Stacking for Non-mixing Bayesian Computations: The Curse and Blessing of Multimodal Posteriors

Yuling, Aki, and I write:

When working with multimodal Bayesian posterior distributions, Markov chain Monte Carlo (MCMC) algorithms can have difficulty moving between modes, and default variational or mode-based approximate inferences will understate posterior uncertainty. And, even if the most important modes can be found, it is difficult to evaluate their relative weights in the posterior.

Here we propose an alternative approach, using parallel runs of MCMC, variational, or mode-based inference to hit as many modes or separated regions as possible, and then combining these using importance sampling based Bayesian stacking, a scalable method for constructing a weighted average of distributions so as to maximize cross-validated prediction utility. The result from stacking is not necessarily equivalent, even asymptotically, to fully Bayesian inference, but it serves many of the same goals. Under misspecified models, stacking can give better predictive performance than full Bayesian inference, hence the multimodality can be considered a blessing rather than a curse.

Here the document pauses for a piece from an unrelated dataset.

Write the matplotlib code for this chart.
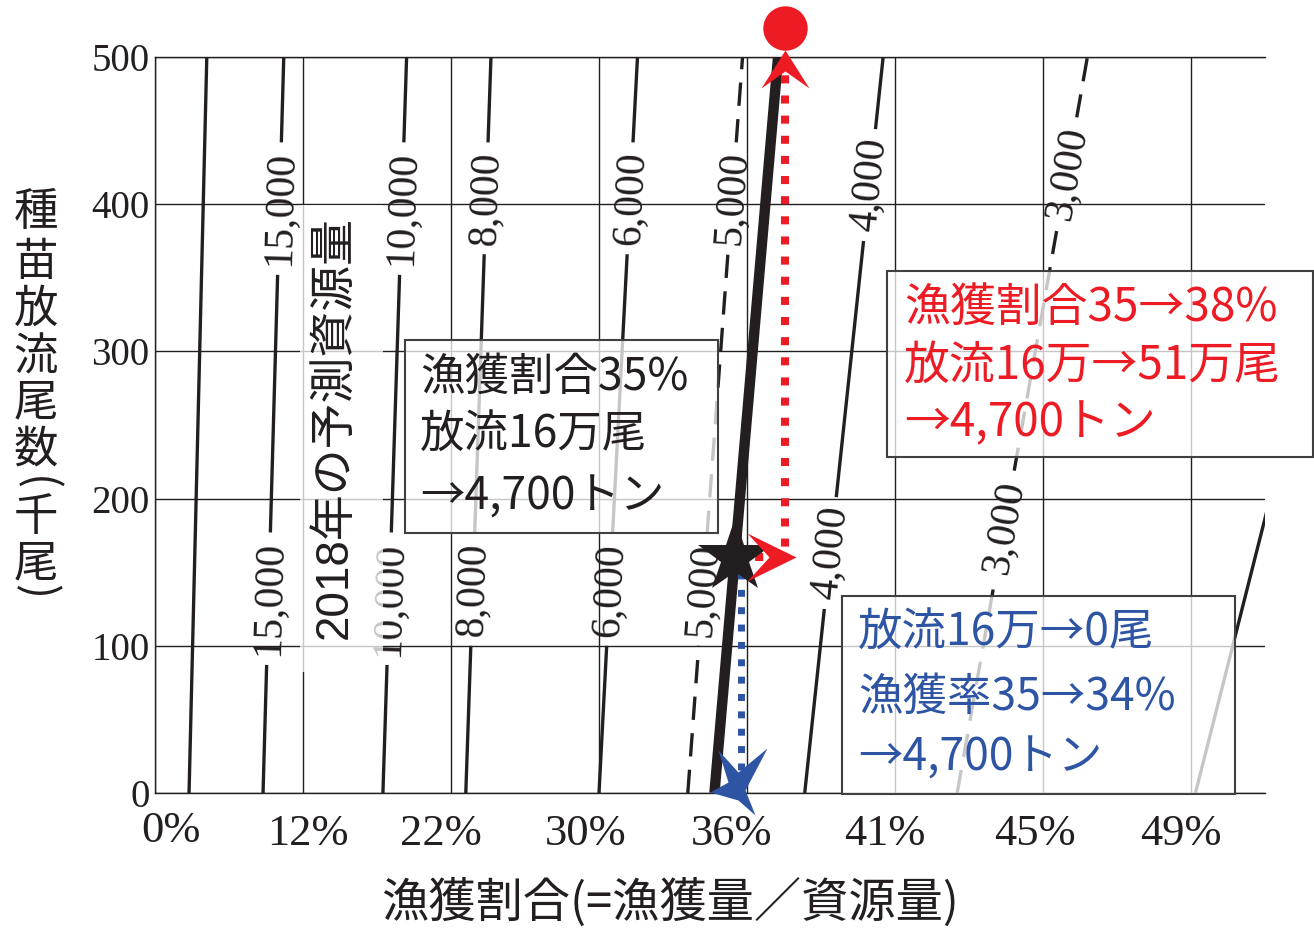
import numpy as np
import matplotlib.pyplot as plt
import matplotlib.transforms as mtrans
from matplotlib.patches import Rectangle

plt.rcParams['font.family'] = ['Noto Sans CJK JP', 'DejaVu Sans']
SANS = ['Liberation Sans', 'Noto Sans CJK JP']

INK = '#231f20'
RED = '#ed1c24'
BLUE = '#2e54a4'

# x axis: catch ratio categories, one per grid column
xlabels = ['0%', '12%', '22%', '30%', '36%', '41%', '45%', '49%']
yticks = [0, 100, 200, 300, 400, 500]

# iso-biomass lines (tons): x at 0 and at 500 thousand fish released
iso_vals = ['', '15,000', '10,000', '8,000', '6,000', '5,000', '4,000', '3,000', '']
iso_x0 = [0.23, 0.73, 1.54, 2.10, 3.00, 3.60, 4.39, 5.42, 7.03]
iso_x1 = [0.35, 0.87, 1.70, 2.27, 3.26, 3.97, 4.92, 6.30, 8.29]
iso_lab_hi = [0, 397, 397, 404, 404, 404, 413, 421, 0]
iso_lab_lo = [0, 132, 132, 138, 138, 138, 163, 181, 0]
dashed_vals = ['5,000', '3,000']

# forecast 4,700 t line
cur_x0, cur_x1 = 3.78, 4.21

# scenarios
now_x, now_y = 3.92, 160          # 35%, 160 thousand
red_x, red_top, red_goal = 4.26, 490, 520
blue_x, blue_y0, blue_y1 = 3.96, 150, 15

fig = plt.figure(figsize=(13.14, 9.3), dpi=100)
ax = fig.add_axes([155/1314, 1-793/930, 1110/1314, 736/930])
ax.set_xlim(0, 7.5)
ax.set_ylim(0, 500)

ax.set_xticks(range(len(xlabels)))
ax.set_xticklabels(xlabels, family='Liberation Serif', fontsize=32, color=INK)
ax.set_yticks(yticks)
ax.set_yticklabels([str(v) for v in yticks], family='Liberation Serif', fontsize=28, color=INK)
ax.tick_params(length=0)
ax.tick_params(axis='x', pad=15)
ax.tick_params(axis='y', pad=4)
ax.grid(color=INK, lw=1.0, zorder=2.5)
ax.set_axisbelow(False)
ax.spines['right'].set_visible(False)
for s in ['left', 'bottom', 'top']:
    ax.spines[s].set_color(INK)
    ax.spines[s].set_linewidth(1.0)

xlab_shift = [(16, 3), (5, 0), (-10, 0), (-13, 0), (-15, 0), (-10, 0), (-8, 0), (-10, 0)]
for lab, (dx, dy) in zip(ax.get_xticklabels(), xlab_shift):
    lab.set_transform(lab.get_transform() +
                      mtrans.ScaledTranslation(dx/100, dy/100, fig.dpi_scale_trans))

# iso lines with gaps for labels
for val, x0, x1, yh, yl in zip(iso_vals, iso_x0, iso_x1, iso_lab_hi, iso_lab_lo):
    slope = (x1 - x0) / 500
    ls = (0, (7, 4)) if val in dashed_vals else '-'
    if val:
        gh = 7 * len(val) + 3
        spans = [(0, yl - gh), (yl + gh, yh - gh), (yh + gh, 500)]
    else:
        spans = [(0, 500)]
    for ya, yb in spans:
        ax.plot([x0 + slope*ya, x0 + slope*yb], [ya, yb], color=INK, lw=2.4,
                ls=ls, zorder=2, solid_capstyle='butt')
    if val:
        ang = np.degrees(np.arctan2(500, x1 - x0))
        for yy in (yh, yl):
            ax.text(x0 + slope*yy, yy, val, rotation=ang, transform_rotates_text=True,
                    rotation_mode='anchor', ha='center', va='center',
                    family='Liberation Serif', fontsize=30, color=INK, zorder=1.5)

ax.plot([cur_x0, cur_x1], [0, 500], color=INK, lw=7.5, zorder=3, solid_capstyle='butt')

# text boxes (semi-transparent white)
def box(x0, y0, x1, y1, edge=True):
    ax.add_patch(Rectangle((x0, y0), x1-x0, y1-y0, transform=ax.transAxes,
                           facecolor='white', alpha=0.75, edgecolor='none',
                           zorder=4, clip_on=False))
    if edge:
        ax.add_patch(Rectangle((x0, y0), x1-x0, y1-y0, transform=ax.transAxes,
                               facecolor='none', edgecolor='#404040', lw=1.5,
                               zorder=4.1, clip_on=False))

box(0.1306, 0.164, 0.2054, 0.799, edge=False)
ax.text(0.1622, 0.497, '2018年の予測資源量', transform=ax.transAxes, rotation=90,
        ha='center', va='center', fontsize=33, color=INK, zorder=5, family=SANS)

box(0.2252, 0.3533, 0.5072, 0.6155)
for t, yy in zip(['漁獲割合35%', '放流16万尾', '→4,700トン'], [0.5652, 0.4864, 0.4022]):
    ax.text(0.2387, yy, t, transform=ax.transAxes, ha='left', va='center',
            fontsize=32, color=INK, zorder=5)

box(0.6595, 0.4565, 1.0432, 0.7092)
for t, yy in zip(['漁獲割合35→38%', '放流16万→51万尾', '→4,700トン'], [0.659, 0.5815, 0.5027]):
    ax.text(0.6748, yy, t, transform=ax.transAxes, ha='left', va='center',
            fontsize=33, color=RED, zorder=5, clip_on=False)

box(0.6189, -0.0014, 0.9730, 0.2677)
for t, yy in zip(['放流16万→0尾', '漁獲率35→34%', '→4,700トン'], [0.2174, 0.1304, 0.0476]):
    ax.text(0.6333, yy, t, transform=ax.transAxes, ha='left', va='center',
            fontsize=32, color=BLUE, zorder=5)

# scenario paths
ax.plot([now_x, red_x, red_x], [now_y, now_y, red_top], color=RED, lw=5.8,
        ls=(0, (1, 1.5)), zorder=6)
ax.plot([blue_x, blue_x], [blue_y0, blue_y1], color=BLUE, lw=5,
        ls=(0, (1, 1.5)), zorder=6)

arrow_right = [(11, 0), (-38, 24), (-16, 0), (-38, -24)]
arrow_up = [(0, 7), (24, -31), (0, -14), (-24, -31)]
arrow_blue = [(-23, 43), (-3, 21), (26, 45), (4, 3), (14, -22), (-3, -7), (-31, 1), (-13, 11)]
ax.plot(red_x, now_y, marker=arrow_right, ms=54.7, color=RED, mew=0, zorder=7)
ax.plot(red_x, 500, marker=arrow_up, ms=44.6, color=RED, mew=0, zorder=7, clip_on=False)
ax.plot(red_x, red_goal, marker='o', ms=32, color=RED, mew=0, zorder=7, clip_on=False)
ax.plot(blue_x, 0, marker=arrow_blue, ms=64.8, color=BLUE, mew=0, zorder=7, clip_on=False)
ax.plot(now_x, now_y, marker='*', ms=56, color=INK, mew=0, zorder=6.5)

# axis titles
ychars = ['種', '苗', '放', '流', '尾', '数', '(', '千', '尾', ')']
ypix = [212, 262, 309, 357, 402, 449, 484, 517, 563, 592]
for ch, yp in zip(ychars, ypix):
    fig.text(36/1314, 1 - yp/930, ch, ha='center', va='center', fontsize=32,
             color=INK, rotation=-90 if ch in '()' else 0)

fig.text(670/1314, 1 - 903/930, '漁獲割合(=漁獲量／資源量)', ha='center', va='center',
         fontsize=34, color=INK)

fig.savefig('out.png', dpi=100)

We explore with an example where the stacked inference approximates the true data generating process from the misspecified model, an example of inconsistent inference, and non-mixing samplers. We elaborate the practical implantation in the context of latent Dirichlet allocation, Gaussian process regression, hierarchical model, variational inference in horseshoe regression, and neural networks.

Poor mixing of MCMC (and other algorithms such as variational inference) is inevitable, either because of fundamental discreteness (multimodality) in the posterior distribution, or diverse geometry arising from the desire to fit a model that represents a multitude of explanations for data, or just because you want to work fast and in parallel. What, then, to do with all these snips from the posterior distribution? It turns out that Bayesian model averaging (giving each snip a weight corresponding to its estimated mass in the posterior distribution) doesn’t always work so well, in part for the same mathematical reasons that Bayes factors don’t work in an M-open world. We find that cross-validated model averaging (Bayesian stacking) works better.

Stacking of parallel chains can even be superefficient, outperforming full Bayes because it can catch model failures, in a way similar to the mixture model formulation of Kamary, Mengersen, Robert, and Rousseau. And you can flip the idea around and use the stacking average to check model fit.

We can implement stacking in Stan by computing the vector of the log posterior density in the generated quantities block, and then using Pareto smoothed importance sampling to compute leave-one-out cross validation without having to re-fit the model n times.

I think this is a big idea, both for throwing at difficult problems in Bayesian computation and for facilitating a faster workflow using parallel simulation.